Produced and Presented by Natalia Golysheva
Picture: Old Belief Priest Father Nikola and his helper
Credit: Natalia Golysheva
Nov. 19, 2017
Baktash Noori is a 23-year-old practising Muslim Mancunian YouTube vlogger. He lives just five minutes drive from the Manchester Arena where, six months ago, 22 people were killed by suicide bomber. In the days after the attack his parents were warning him to stay off the streets, worried that the colour of his skin and his faith would make him a target for attack. Instead Baktash took to the Manchester streets, blindfolded, with a cardboard sign inviting people to give him a hug. Scared of the reaction right up until the minute he covered his eyes, he says he did not receive a single negative comment. The video he posted has been viewed nearly a million times. He received 5,000 positive emails in three days and had to switch his phone off because his social media notifications were buzzing non-stop.
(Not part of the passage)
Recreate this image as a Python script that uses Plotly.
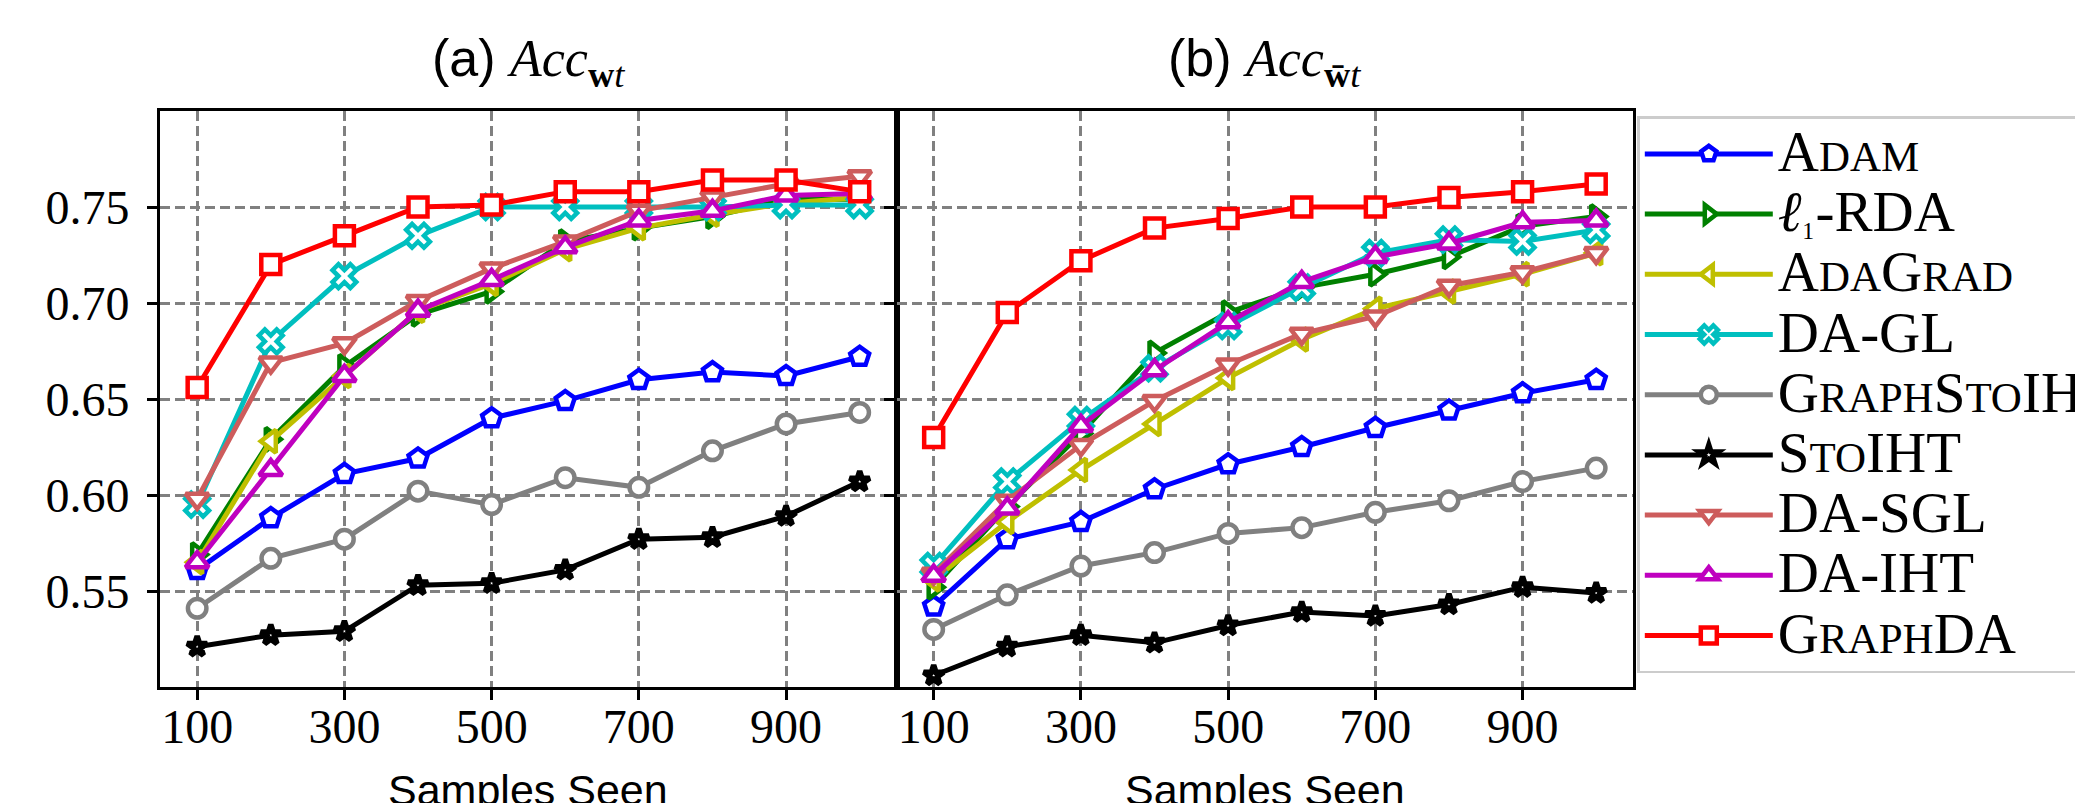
import plotly.graph_objects as go

# ---------------- data ----------------
samples = [100, 200, 300, 400, 500, 600, 700, 800, 900, 1000]
x_ticks = [100, 300, 500, 700, 900]
y_ticks = [0.55, 0.60, 0.65, 0.70, 0.75]
y_tick_text = ["0.55", "0.60", "0.65", "0.70", "0.75"]

# panel (a) Acc_{w_t}
adam_a        = [0.561, 0.588, 0.611, 0.619, 0.640, 0.649, 0.660, 0.664, 0.662, 0.672]
l1rda_a       = [0.569, 0.629, 0.667, 0.694, 0.706, 0.732, 0.739, 0.745, 0.754, 0.754]
adagrad_a     = [0.565, 0.628, 0.662, 0.696, 0.710, 0.728, 0.739, 0.746, 0.752, 0.755]
dagl_a        = [0.595, 0.680, 0.714, 0.735, 0.750, 0.750, 0.750, 0.750, 0.751, 0.751]
graphstoiht_a = [0.541, 0.567, 0.577, 0.602, 0.595, 0.609, 0.604, 0.623, 0.637, 0.643]
stoiht_a      = [0.521, 0.527, 0.529, 0.553, 0.554, 0.561, 0.577, 0.578, 0.589, 0.607]
dasgl_a       = [0.598, 0.669, 0.679, 0.701, 0.718, 0.732, 0.748, 0.755, 0.762, 0.766]
daiht_a       = [0.565, 0.613, 0.662, 0.696, 0.712, 0.729, 0.743, 0.748, 0.756, 0.757]
graphda_a     = [0.656, 0.720, 0.735, 0.750, 0.751, 0.758, 0.758, 0.764, 0.764, 0.758]

# panel (b) Acc_{w̄_t}
adam_b        = [0.542, 0.577, 0.586, 0.603, 0.616, 0.625, 0.635, 0.644, 0.653, 0.660]
l1rda_b       = [0.552, 0.594, 0.632, 0.674, 0.695, 0.708, 0.715, 0.724, 0.740, 0.745]
adagrad_b     = [0.556, 0.586, 0.613, 0.637, 0.661, 0.681, 0.697, 0.706, 0.715, 0.726]
dagl_b        = [0.563, 0.607, 0.639, 0.666, 0.688, 0.708, 0.726, 0.733, 0.732, 0.738]
graphstoiht_b = [0.530, 0.548, 0.563, 0.570, 0.580, 0.583, 0.591, 0.597, 0.607, 0.614]
stoiht_b      = [0.506, 0.521, 0.527, 0.523, 0.532, 0.539, 0.537, 0.543, 0.552, 0.549]
dasgl_b       = [0.559, 0.597, 0.626, 0.649, 0.668, 0.684, 0.693, 0.709, 0.716, 0.726]
daiht_b       = [0.558, 0.593, 0.636, 0.665, 0.690, 0.711, 0.724, 0.731, 0.742, 0.743]
graphda_b     = [0.630, 0.695, 0.722, 0.739, 0.744, 0.750, 0.750, 0.755, 0.758, 0.762]

BIG = "font-size:57px"
SMALL = "font-size:43px"
def b(s):
    return f'<span style="{BIG}">{s}</span>'
def s(t):
    return f'<span style="{SMALL}">{t}</span>'

legend_labels = [
    b("A") + s("DAM"),
    b("<i>ℓ</i>") + '<span style="font-size:40px">₁</span>' + b("-RDA"),
    b("A") + s("DA") + b("G") + s("RAD"),
    b("DA-GL"),
    b("G") + s("RAPH") + b("S") + s("TO") + b("IHT"),
    b("S") + s("TO") + b("IHT"),
    b("DA-SGL"),
    b("DA-IHT"),
    b("G") + s("RAPH") + b("DA"),
]
colors = ["#0000ff", "#008000", "#bfbf00", "#00bfbf", "#808080",
          "#000000", "#cd5c5c", "#bf00bf", "#ff0000"]
symbols = ["pentagon", "triangle-right", "triangle-left", "x", "circle",
           "star", "triangle-down", "triangle-up", "square"]
sizes = [20, 20, 20, 21, 18.5, 15, 20, 20, 19]
edge_w = [4.5, 4.5, 4.5, 4.5, 4.5, 5.5, 4.5, 4.5, 4.5]

panel_a = [adam_a, l1rda_a, adagrad_a, dagl_a, graphstoiht_a, stoiht_a, dasgl_a, daiht_a, graphda_a]
panel_b = [adam_b, l1rda_b, adagrad_b, dagl_b, graphstoiht_b, stoiht_b, dasgl_b, daiht_b, graphda_b]

fig = go.Figure()
for pi, (panel, xa, ya) in enumerate([(panel_a, "x", "y"), (panel_b, "x2", "y2")]):
    for i, vals in enumerate(panel):
        fig.add_trace(go.Scatter(
            x=samples, y=vals, xaxis=xa, yaxis=ya,
            mode="lines+markers",
            name=legend_labels[i],
            showlegend=(pi == 0),
            line=dict(color=colors[i], width=5),
            marker=dict(symbol=symbols[i], size=sizes[i], color="white",
                        line=dict(color=colors[i], width=edge_w[i])),
        ))

W, H = 2075, 803
L, R, T, B = 160, 2075 - 1632.7, 110.7, 803 - 686.7
PW = W - L - R
PH = H - T - B

tickfont = dict(family="Liberation Serif", size=48, color="black")
axis_common = dict(
    showline=True, linecolor="black", linewidth=2.7, mirror=True,
    ticks="outside", ticklen=10, tickwidth=2.7, tickcolor="black",
    showgrid=True, gridcolor="#808080", gridwidth=2.6, griddash="10px,5px",
    zeroline=False, tickfont=tickfont,
)
fig.update_layout(
    width=W, height=H,
    margin=dict(l=L, r=R, t=T, b=B, autoexpand=False),
    paper_bgcolor="white", plot_bgcolor="white",
    xaxis=dict(domain=[0, 0.5], range=[49.5, 1050], tickvals=x_ticks,
               ticklabelstandoff=-14, **axis_common),
    xaxis2=dict(domain=[0.5, 1], range=[49.5, 1050], tickvals=x_ticks,
                ticklabelstandoff=-14, **axis_common),
    yaxis=dict(domain=[0, 1], range=[0.50, 0.80], tickvals=y_ticks,
               ticktext=y_tick_text, ticklabelstandoff=8, **axis_common),
    yaxis2=dict(domain=[0, 1], range=[0.50, 0.80], tickvals=y_ticks,
                anchor="x2", showticklabels=False, **axis_common),
    legend=dict(
        x=(1637 - L) / PW, y=(686.7 - 116) / PH, xanchor="left", yanchor="top",
        bgcolor="white", bordercolor="#cccccc", borderwidth=2.5,
        font=dict(family="Liberation Serif", size=44, color="black"),
        itemwidth=128, tracegroupgap=0,
    ),
    showlegend=True,
)

def py(px):
    return (686.7 - px) / PH

sans = "Liberation Sans"
serif = "Liberation Serif"
titles = [
    ("(a) ", "<b>w</b><i>t</i>", 0.25),
    ("(b) ", "<b>w̄</b><i>t</i>", 0.75),
]
for lead, sub, cx in titles:
    fig.add_annotation(
        xref="paper", yref="paper", x=cx, y=py(62), xanchor="center", yanchor="middle",
        showarrow=False,
        text=(f'<span style="font-family:{sans}">{lead}</span>'
              f'<i>Acc</i><sub>{sub}</sub>'),
        font=dict(family=serif, size=52, color="black"),
    )
    fig.add_annotation(
        xref="paper", yref="paper", x=cx, y=py(764), xanchor="center", yanchor="top",
        showarrow=False, text="Samples Seen",
        font=dict(family=sans, size=43, color="black"),
    )

fig.write_html("out.html", config={"displayModeBar": False},
               post_script="document.body.style.margin='0px';")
Abdullah Rashid Vavdiwala was one of the many Muslim taxi drivers who also hit the headlines in the hours and days after the bombing for giving free taxi rides to anyone stranded in the wake of the bomb. Both are men of faith who personified the ‘We Love Manchester’ spirit.
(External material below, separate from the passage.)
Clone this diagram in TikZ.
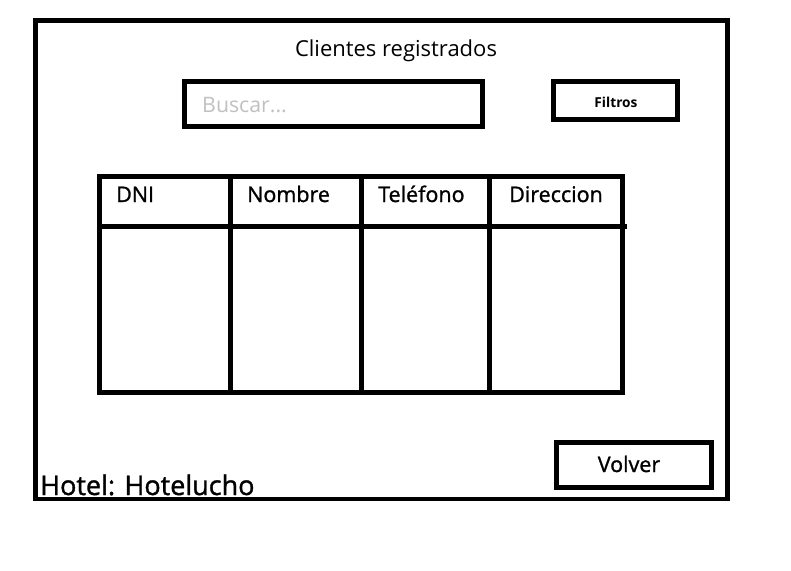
\documentclass[tikz,border=0pt]{standalone}
\usepackage{fontspec}
\setmainfont{Open Sans}
\newfontfamily\semifont{Open Sans}[FakeBold=1.2]
\usetikzlibrary{positioning}
\definecolor{hintgray}{RGB}{192,192,192}
\tikzset{
    window/.style={draw, line width=4.5pt},
    box/.style={rectangle, draw, line width=5pt, inner sep=0pt, outer sep=0pt, align=center},
    tableline/.style={line width=5pt},
    txt/.style={inner sep=0pt, anchor=base west, font=\fontsize{22}{26}\selectfont},
    heavy/.style={txt, font=\semifont\fontsize{21.5}{26}\selectfont},
    hint/.style={txt, text=hintgray, font=\fontsize{21.3}{26}\selectfont}
}
\begin{document}
\begin{tikzpicture}[x=1pt, y=-1pt]
        \useasboundingbox (0,0) rectangle (791,570);
        \draw [window] (35.5,20.5) rectangle (727.5,499);
        \node (title) [txt, anchor=base] at (396,56) {Clientes registrados};

        % Search Row
        \node (search) [box, minimum width=298pt, minimum height=45pt] at (333.5,104) {};
        \node (search_hint) [hint] at (202,112) {Buscar...};
        \node (filters) [box, minimum width=124pt, minimum height=37.5pt] at (615.5,100.5) {};
        \node (filters_text) [txt, anchor=base, font=\bfseries\fontsize{13.7}{16}\selectfont] at (616,107.5) {Filtros};

        % Client Table
        \draw [tableline] (99.8,176) rectangle (622.5,392);
        \draw [tableline] (99.8,226.5) -- (627,226.5);
        \draw [tableline] (230.5,176) -- (230.5,392);
        \draw [tableline] (361.5,176) -- (361.5,395);
        \draw [tableline] (489.5,176) -- (489.5,395);
        \node (col_dni) [heavy] at (116,202) {DNI};
        \node (col_name) [heavy] at (247,202) {Nombre};
        \node (col_phone) [heavy] at (378,202) {Teléfono};
        \node (col_address) [heavy] at (509,202) {Direccion};

        % Footer
        \node (back) [box, minimum width=155pt, minimum height=45pt] at (633.5,464.5) {};
        \node (back_text) [heavy, anchor=base] at (629,472) {Volver};
        \node (hotel) [heavy, font=\semifont\fontsize{27}{31}\selectfont] at (40,495) {Hotel: Hotelucho};
    \end{tikzpicture}
\end{document}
For Heart and Soul, Athar Ahmed takes a trip round the city six months on from that horrific night with Baktash behind the microphone and Abdullah at the wheel.
They talk to 93-year-old Renee Black – the Jewish representative on the Blackburn Interfaith Initiative – whose tears in Albert Square as she stood next to her friend Sadiq Patel summed up the interfaith community’s response and became one of the iconic images of the city’s shared grief.
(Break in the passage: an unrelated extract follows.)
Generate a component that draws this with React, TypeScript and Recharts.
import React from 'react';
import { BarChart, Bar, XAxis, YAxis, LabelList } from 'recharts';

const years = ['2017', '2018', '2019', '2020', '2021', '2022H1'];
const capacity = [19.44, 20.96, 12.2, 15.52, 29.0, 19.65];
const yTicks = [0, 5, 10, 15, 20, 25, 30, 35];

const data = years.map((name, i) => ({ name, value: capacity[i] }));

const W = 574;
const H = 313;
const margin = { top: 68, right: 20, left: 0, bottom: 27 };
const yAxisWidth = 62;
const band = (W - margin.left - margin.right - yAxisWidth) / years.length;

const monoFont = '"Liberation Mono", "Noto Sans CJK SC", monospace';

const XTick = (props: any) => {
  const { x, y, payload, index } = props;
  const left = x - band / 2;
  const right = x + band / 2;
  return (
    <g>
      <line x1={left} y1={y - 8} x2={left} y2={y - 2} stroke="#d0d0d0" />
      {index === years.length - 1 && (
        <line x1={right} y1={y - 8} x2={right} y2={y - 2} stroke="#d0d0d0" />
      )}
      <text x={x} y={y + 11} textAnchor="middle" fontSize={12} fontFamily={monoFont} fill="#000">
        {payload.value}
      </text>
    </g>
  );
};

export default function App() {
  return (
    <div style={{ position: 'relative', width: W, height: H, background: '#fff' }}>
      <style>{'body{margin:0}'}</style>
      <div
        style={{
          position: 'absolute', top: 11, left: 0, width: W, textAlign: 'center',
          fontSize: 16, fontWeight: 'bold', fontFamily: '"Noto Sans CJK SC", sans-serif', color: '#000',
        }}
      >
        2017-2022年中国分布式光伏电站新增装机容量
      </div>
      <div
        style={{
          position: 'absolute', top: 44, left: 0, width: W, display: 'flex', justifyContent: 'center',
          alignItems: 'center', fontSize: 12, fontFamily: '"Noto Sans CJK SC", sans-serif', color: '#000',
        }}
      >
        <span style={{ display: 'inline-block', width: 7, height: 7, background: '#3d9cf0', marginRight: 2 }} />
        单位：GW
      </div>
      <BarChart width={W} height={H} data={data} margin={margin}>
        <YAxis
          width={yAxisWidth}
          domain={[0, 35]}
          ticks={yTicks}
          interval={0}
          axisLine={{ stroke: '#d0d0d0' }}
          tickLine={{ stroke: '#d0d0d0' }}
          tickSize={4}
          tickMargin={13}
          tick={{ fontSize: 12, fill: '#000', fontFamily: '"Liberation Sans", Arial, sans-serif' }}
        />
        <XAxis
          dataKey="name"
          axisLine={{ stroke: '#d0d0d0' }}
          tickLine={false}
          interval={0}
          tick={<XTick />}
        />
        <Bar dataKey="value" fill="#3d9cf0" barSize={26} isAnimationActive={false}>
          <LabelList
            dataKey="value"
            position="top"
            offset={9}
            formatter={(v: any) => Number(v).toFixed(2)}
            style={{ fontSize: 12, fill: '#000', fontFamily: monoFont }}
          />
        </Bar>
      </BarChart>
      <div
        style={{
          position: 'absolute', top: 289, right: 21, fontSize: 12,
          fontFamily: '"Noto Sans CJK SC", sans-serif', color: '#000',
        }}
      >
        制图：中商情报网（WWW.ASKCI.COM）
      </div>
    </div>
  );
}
They also discuss whether faith can withstand such a terrible tragedy with Gibran Awan and his two sisters who were at the arena for the Ariana Grande concert on the night of the attack.
And they visit the Villa Road mosque in Oldham, fire bombed in the hours after the attack, to explore whether the ‘One Love’ response represents the real heart and soul of Manchester or is it a convenient veneer hiding the more unpalatable truth about our suspicions about Muslims and the knee-jerk association with terrorism.
Producer: Lissa Cook
Nov. 12, 2017
Audrey Brown is in South Africa to meet Pastor Xola Skosana. After nearly 20 years of ministering to a congregation impoverished by the legacy of apartheid he has rejected his Christian faith. It is a controversial message and uncomfortable for many Christians, but it is a message which has tapped into a bigger narrative in this troubled country. We hear how Xola struggled with his faith, and why he no longer sees his faith in the white Jesus of the established church.
Nov. 3, 2017
Around the world, thousands of children have been fathered by supposedly celibate Catholic priests. Most are never acknowledged. Those whose paternity does become known are often shamed into silence. Some have been forced to sign confidentiality agreements, other discovered in adulthood that their mothers became pregnant as a result of sexual assaults.
Hugh Costello talks to people in two countries where such cases are widespread – the Philippines and Uganda – and meets the children of priests as they struggle to gain recognition and respect. A new campaigning group is using DNA testing and documentation searches to hold priests – and their bishops – to account. But as the Vatican under Pope Francis continues to reject calls for priests to be allowed to marry, how willing is the church to put the needs of the children above those of the institution?